What if ordering a movie was as simple as selecting it on your TV then slotting your debit card into the side of your remote control to pay for it? It’d be a neat way of getting all the issues around billing down to a format familiar to South Africans no matter how au fait they are with technology, wouldn’t it?

Also, it would be something of a world first – and ABSA reckons it can make it happen by early next year.

Speaking at the Mobile Money and Digital Gateway conference in Rosebank this morning, ABSA’s head of card issuing, Willie van Zyl, said that the bank plans to develop its Pebble Payment dongle over the next year in two key directions. The first is to build a handset which doesn’t require a smartphone to operate.

Pebble, which was launched last month, is a card reader that plugs into the bottom of a smartphone – much like the famous Square, in the US – and allows retailers and the like to accept card payment using chip and pin or magnetic stripe and confirm the transaction over the cell network. It’s pitched at people who use pay-on-delivery couriers, market traders and especially at those who aren’t using any form of banking in their business at all.

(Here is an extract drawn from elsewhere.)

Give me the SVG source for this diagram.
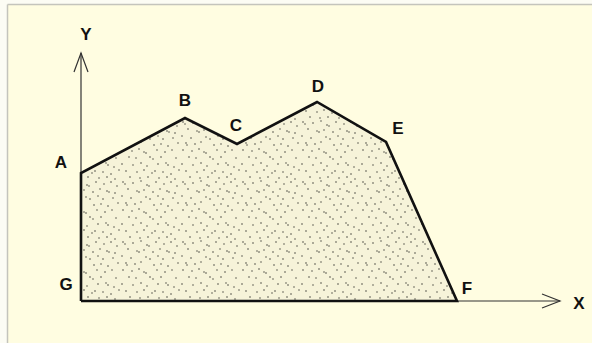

One big problem, van Zyl says, is that the many kinds of merchant that are really interested in Pebble don’t yet own smartphones. The next version of Pebble, he says, will be an all-in-one handset that can operate autonomously. Even more intriguing, however, is the plan to embed Pebble readers in other devices.

van Zyl said that he’s already in talks with one satellite provider for licensing the technology into decoders and remote controls.

“We hope to have patents, distribution and the technology ready by Q4 2014,” van Zyl says, “And by early 2015 you’ll see some announcements in this space. We are very serious when we say that the experience of making payments [by cash] is about to disappear.”

South Africa lags behind much of the world when it comes to making electronic payments conveniently, van Zyl says, with just 170 point-of-sales (POS) terminals per 100 ooo people, compared to thousands in the US and Europe. 61% of all transactions in South Africa are still made using cash – despite the fact that high crime rates make carrying cash a problem for lots of merchants and customers.

Given that mobile payment technology is in use overseas – to a certain extent anyway – it may seem surprising that ABSA has gone to the trouble of developing its own system with Pebble, using local companies.

“‘Proudly South African’ is a very important thing for us,” he says, “We wanted this to be developed and built in South Africa and exported to the rest of the world.”